WHAT THE EXERCISE ASKS: Below are records; state how many of their lines hold the word "matplotlib", and give only the figure.

ENTRIES SUPPLIED:

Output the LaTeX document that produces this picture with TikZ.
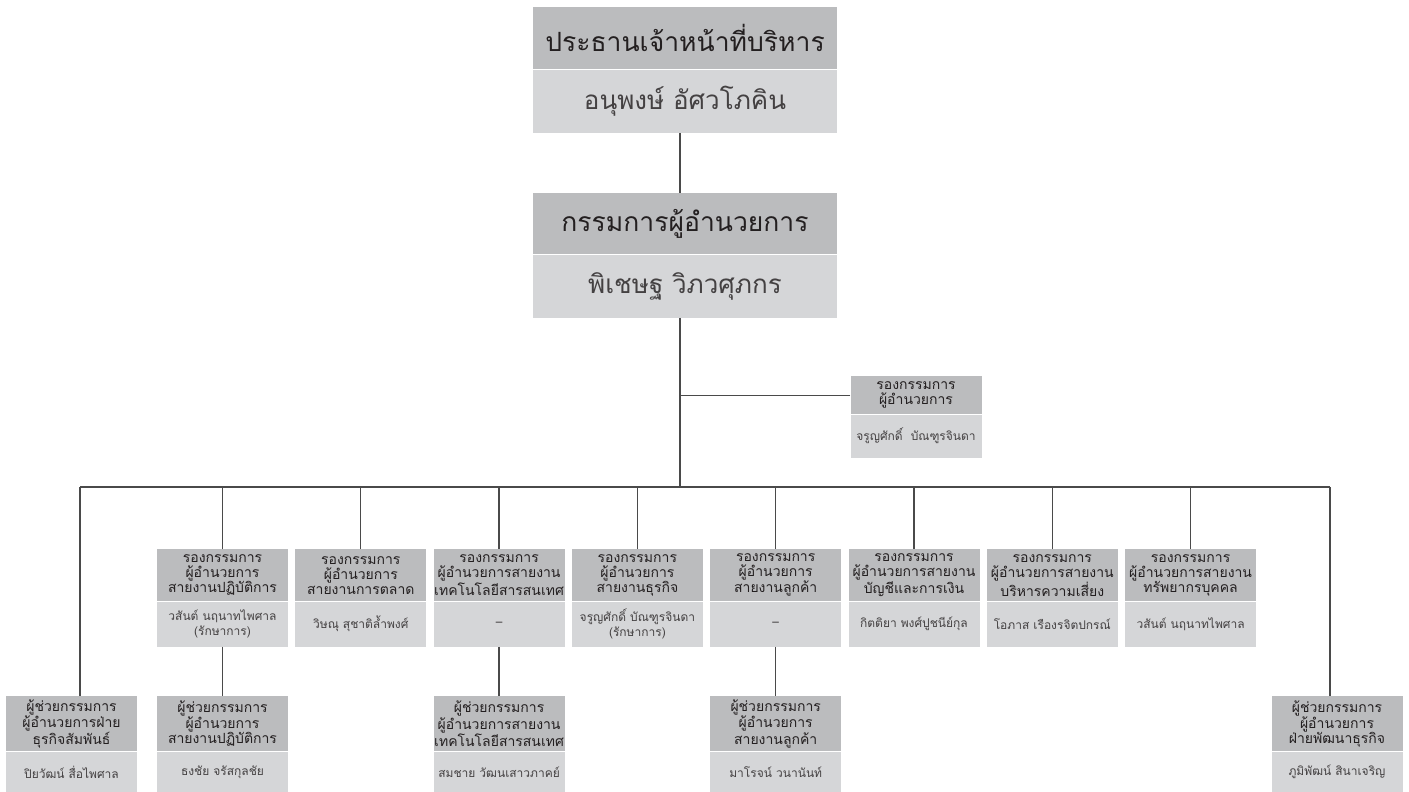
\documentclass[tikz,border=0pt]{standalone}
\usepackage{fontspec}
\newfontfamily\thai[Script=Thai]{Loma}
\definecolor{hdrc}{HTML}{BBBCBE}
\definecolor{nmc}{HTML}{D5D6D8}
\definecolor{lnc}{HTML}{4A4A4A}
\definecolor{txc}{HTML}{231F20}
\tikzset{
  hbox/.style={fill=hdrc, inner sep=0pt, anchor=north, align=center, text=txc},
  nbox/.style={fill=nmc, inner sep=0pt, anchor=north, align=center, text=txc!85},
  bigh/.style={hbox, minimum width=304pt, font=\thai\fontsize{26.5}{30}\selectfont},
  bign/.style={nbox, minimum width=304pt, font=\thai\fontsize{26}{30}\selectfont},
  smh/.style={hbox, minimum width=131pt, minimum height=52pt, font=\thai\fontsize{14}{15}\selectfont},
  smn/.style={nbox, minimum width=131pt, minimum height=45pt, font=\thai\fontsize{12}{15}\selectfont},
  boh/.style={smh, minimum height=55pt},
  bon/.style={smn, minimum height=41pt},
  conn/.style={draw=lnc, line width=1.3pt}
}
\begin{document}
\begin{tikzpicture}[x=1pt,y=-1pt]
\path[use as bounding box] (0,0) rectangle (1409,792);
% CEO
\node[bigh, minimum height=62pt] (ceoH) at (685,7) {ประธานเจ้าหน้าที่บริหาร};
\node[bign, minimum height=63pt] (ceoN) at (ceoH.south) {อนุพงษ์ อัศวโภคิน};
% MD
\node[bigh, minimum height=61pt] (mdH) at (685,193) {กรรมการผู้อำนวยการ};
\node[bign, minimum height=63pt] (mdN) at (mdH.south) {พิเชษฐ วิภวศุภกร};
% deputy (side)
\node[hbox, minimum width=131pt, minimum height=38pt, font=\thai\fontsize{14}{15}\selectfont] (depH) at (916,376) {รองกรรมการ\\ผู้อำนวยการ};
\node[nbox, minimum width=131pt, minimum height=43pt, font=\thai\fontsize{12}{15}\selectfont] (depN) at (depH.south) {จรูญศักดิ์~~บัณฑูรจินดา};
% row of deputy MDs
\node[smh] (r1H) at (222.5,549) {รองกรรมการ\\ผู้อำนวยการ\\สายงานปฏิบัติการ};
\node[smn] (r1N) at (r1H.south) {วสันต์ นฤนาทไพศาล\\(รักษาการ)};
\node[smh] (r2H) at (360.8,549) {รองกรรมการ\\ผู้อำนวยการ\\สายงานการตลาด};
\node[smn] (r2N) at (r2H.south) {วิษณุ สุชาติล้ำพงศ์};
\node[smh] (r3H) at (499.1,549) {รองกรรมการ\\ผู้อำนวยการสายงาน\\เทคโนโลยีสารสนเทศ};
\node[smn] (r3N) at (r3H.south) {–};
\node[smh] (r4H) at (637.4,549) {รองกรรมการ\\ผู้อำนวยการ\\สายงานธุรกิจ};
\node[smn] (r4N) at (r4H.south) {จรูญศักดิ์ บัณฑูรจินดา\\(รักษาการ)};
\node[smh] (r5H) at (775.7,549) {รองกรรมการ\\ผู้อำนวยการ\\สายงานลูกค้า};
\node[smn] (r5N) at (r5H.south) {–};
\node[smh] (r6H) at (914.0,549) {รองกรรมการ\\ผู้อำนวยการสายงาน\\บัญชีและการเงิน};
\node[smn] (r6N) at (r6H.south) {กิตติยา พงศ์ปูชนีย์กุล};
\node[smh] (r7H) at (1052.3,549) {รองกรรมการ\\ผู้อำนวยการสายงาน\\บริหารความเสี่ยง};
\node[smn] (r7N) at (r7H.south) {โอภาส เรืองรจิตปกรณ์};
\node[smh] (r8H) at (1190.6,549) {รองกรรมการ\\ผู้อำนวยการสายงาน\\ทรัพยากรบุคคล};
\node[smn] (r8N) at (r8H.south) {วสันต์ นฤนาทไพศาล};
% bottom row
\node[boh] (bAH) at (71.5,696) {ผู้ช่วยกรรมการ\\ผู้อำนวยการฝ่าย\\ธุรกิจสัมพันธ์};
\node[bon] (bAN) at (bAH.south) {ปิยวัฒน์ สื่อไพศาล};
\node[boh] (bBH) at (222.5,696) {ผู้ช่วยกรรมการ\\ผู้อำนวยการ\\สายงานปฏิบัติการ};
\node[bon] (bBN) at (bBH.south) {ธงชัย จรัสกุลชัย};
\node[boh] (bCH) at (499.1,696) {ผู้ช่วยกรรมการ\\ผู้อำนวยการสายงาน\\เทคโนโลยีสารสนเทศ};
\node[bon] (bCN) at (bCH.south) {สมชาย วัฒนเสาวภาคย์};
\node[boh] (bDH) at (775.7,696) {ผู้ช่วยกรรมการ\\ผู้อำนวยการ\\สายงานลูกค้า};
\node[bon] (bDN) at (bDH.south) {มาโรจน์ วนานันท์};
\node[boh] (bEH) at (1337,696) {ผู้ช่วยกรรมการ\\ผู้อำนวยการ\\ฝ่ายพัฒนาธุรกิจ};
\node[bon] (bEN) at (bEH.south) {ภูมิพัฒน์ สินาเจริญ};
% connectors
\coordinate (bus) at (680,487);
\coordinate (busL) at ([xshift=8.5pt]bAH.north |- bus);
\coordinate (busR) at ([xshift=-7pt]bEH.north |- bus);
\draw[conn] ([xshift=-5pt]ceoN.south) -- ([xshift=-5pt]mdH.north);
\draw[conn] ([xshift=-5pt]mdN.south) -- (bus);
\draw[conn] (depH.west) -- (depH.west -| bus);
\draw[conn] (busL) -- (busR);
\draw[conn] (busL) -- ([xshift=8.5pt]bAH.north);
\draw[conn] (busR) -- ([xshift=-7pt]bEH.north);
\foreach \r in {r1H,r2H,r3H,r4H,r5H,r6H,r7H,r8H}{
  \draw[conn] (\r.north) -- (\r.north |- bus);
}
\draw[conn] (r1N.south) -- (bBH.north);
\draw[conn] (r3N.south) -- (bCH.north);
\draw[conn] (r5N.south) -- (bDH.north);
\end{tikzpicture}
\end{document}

---

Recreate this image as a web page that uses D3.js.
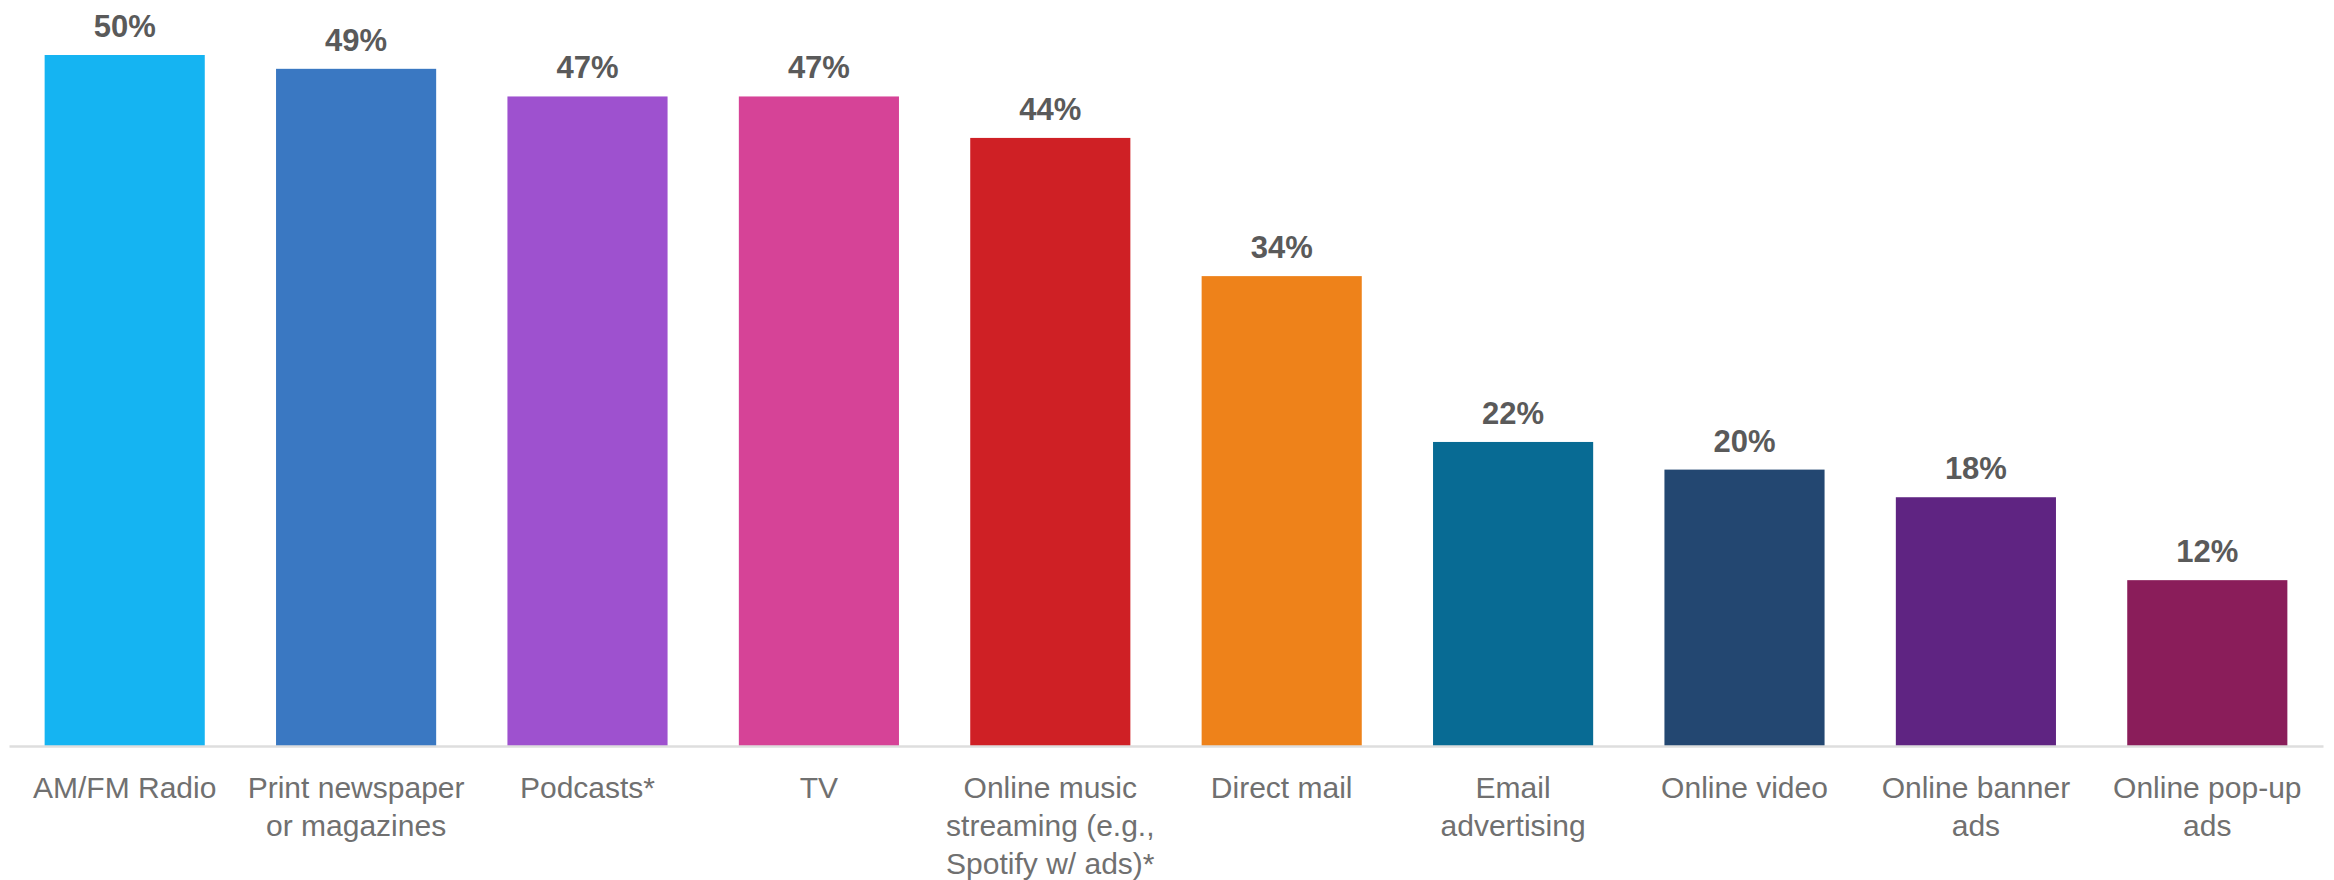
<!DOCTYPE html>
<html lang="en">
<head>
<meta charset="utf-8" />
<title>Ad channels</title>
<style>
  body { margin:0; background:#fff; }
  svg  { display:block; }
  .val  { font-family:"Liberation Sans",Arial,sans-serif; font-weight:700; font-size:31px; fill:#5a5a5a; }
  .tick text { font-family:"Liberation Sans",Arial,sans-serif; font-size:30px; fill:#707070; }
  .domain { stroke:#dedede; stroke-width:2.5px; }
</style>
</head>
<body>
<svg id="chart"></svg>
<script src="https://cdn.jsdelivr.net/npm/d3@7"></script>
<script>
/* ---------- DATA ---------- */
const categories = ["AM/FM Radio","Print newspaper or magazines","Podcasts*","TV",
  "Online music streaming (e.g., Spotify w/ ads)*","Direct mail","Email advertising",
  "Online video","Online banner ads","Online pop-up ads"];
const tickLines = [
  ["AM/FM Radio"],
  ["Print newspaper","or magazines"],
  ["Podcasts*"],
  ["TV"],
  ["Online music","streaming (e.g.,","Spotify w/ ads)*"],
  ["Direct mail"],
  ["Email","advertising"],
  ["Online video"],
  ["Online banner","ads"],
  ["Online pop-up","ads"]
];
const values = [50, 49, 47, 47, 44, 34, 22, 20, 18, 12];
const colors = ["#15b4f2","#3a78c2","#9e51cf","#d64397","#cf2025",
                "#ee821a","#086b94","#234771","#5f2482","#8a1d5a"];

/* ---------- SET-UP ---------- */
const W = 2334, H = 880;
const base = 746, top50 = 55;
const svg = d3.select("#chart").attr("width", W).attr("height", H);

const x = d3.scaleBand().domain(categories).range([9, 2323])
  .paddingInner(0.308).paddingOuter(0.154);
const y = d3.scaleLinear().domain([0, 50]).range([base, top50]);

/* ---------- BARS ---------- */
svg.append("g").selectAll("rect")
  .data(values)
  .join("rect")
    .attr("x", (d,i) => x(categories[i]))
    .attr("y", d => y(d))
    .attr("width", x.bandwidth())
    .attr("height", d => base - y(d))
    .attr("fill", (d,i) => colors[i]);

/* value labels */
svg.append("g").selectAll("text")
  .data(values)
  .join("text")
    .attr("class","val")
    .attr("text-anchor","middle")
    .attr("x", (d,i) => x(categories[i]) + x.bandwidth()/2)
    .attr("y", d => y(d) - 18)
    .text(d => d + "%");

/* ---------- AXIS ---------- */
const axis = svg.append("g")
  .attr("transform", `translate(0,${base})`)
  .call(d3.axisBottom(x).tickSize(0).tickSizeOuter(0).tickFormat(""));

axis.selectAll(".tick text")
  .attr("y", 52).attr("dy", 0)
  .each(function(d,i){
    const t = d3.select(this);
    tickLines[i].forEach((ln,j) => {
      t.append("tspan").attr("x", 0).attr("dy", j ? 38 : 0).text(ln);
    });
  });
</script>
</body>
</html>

* * *

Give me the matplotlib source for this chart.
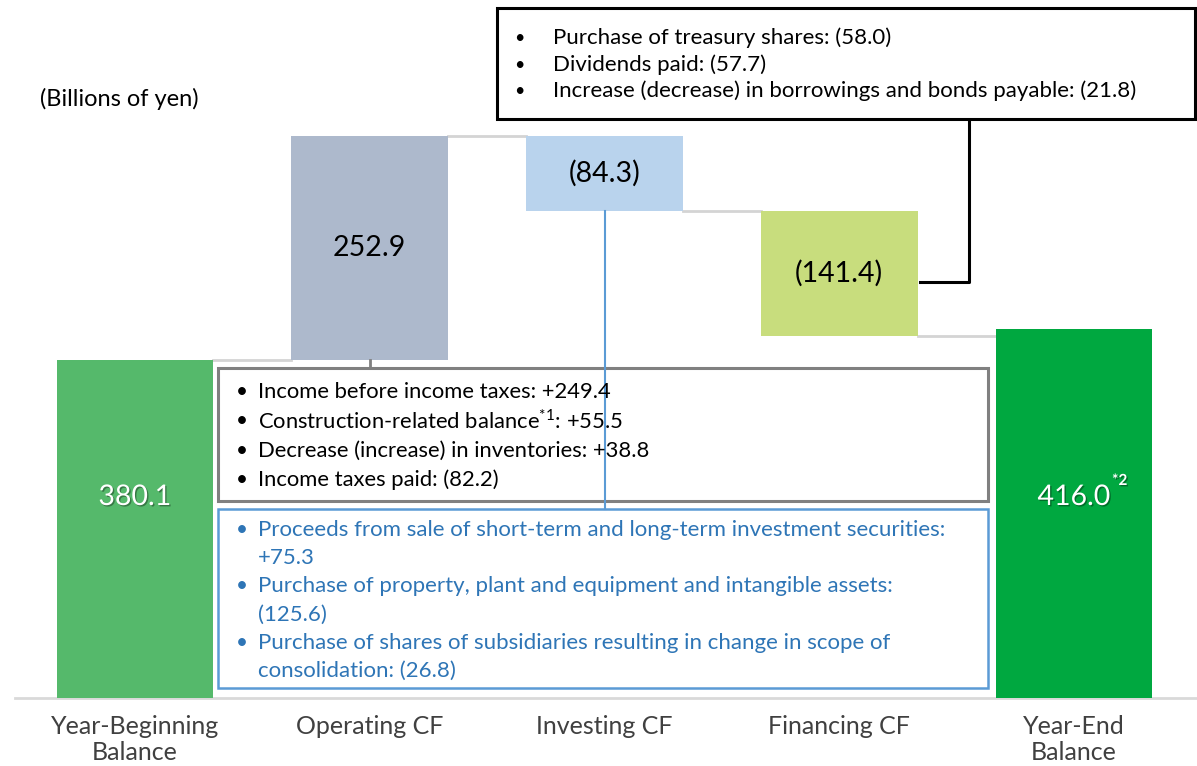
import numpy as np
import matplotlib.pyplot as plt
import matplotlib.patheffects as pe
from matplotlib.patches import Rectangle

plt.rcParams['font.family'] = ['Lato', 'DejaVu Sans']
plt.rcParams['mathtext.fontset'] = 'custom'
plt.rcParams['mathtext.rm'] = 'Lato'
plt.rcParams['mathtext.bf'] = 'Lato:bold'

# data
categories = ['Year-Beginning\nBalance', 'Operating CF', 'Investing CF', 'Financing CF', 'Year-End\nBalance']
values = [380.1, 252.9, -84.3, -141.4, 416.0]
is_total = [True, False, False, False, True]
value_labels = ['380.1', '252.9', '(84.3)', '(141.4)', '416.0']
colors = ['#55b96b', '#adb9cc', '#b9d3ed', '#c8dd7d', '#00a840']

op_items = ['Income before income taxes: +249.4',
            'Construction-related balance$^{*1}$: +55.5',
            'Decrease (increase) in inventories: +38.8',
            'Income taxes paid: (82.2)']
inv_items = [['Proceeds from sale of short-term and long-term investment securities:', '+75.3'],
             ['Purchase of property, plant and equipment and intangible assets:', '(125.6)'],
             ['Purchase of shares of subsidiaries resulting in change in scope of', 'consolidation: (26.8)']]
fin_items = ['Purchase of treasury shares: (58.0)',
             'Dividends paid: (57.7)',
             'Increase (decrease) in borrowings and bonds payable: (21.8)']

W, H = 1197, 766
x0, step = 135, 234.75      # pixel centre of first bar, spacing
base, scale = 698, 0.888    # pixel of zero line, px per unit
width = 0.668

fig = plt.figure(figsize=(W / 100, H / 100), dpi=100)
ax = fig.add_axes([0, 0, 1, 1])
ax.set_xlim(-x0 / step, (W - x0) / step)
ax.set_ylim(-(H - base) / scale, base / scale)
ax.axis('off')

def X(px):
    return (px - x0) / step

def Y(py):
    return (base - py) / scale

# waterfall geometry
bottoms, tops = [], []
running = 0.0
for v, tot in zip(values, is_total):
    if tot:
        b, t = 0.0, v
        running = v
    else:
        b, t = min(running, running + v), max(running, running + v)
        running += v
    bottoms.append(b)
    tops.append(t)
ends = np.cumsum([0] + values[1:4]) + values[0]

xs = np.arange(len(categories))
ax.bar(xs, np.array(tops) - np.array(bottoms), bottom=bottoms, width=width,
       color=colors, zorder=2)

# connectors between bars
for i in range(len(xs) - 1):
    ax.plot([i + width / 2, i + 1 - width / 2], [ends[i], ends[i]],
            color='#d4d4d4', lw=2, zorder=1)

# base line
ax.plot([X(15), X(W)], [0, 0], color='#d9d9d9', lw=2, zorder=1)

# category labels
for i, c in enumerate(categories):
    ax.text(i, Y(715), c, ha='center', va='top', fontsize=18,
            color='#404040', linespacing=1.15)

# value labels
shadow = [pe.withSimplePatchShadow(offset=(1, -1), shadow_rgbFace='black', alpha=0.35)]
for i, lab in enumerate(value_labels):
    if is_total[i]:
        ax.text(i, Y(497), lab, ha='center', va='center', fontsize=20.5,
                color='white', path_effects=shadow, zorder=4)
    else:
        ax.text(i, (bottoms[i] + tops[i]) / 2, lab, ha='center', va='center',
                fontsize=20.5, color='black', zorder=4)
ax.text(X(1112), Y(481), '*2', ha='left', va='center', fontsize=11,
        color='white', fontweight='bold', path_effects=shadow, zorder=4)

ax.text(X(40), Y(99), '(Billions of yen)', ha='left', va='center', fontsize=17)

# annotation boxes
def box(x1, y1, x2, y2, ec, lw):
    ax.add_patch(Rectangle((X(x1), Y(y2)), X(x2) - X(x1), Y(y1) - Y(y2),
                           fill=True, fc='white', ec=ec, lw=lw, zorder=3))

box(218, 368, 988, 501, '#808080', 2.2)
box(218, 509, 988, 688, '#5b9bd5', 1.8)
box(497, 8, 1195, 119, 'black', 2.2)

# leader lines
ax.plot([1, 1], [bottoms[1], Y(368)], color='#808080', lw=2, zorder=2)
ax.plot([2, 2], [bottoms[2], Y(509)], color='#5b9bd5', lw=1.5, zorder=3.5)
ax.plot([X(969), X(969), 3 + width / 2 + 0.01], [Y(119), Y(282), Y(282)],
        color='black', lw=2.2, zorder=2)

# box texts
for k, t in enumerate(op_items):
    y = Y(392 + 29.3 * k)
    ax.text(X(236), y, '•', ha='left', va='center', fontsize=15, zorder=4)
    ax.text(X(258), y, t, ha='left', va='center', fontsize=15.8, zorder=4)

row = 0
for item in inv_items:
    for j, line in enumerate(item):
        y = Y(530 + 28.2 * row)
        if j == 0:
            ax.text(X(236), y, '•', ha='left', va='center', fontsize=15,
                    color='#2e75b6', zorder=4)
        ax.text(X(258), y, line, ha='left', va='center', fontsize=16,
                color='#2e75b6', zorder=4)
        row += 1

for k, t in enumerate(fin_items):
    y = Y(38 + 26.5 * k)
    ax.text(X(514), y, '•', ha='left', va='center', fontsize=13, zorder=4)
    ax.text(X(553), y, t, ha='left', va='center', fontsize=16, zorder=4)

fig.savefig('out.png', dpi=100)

IN RESPONSE: 4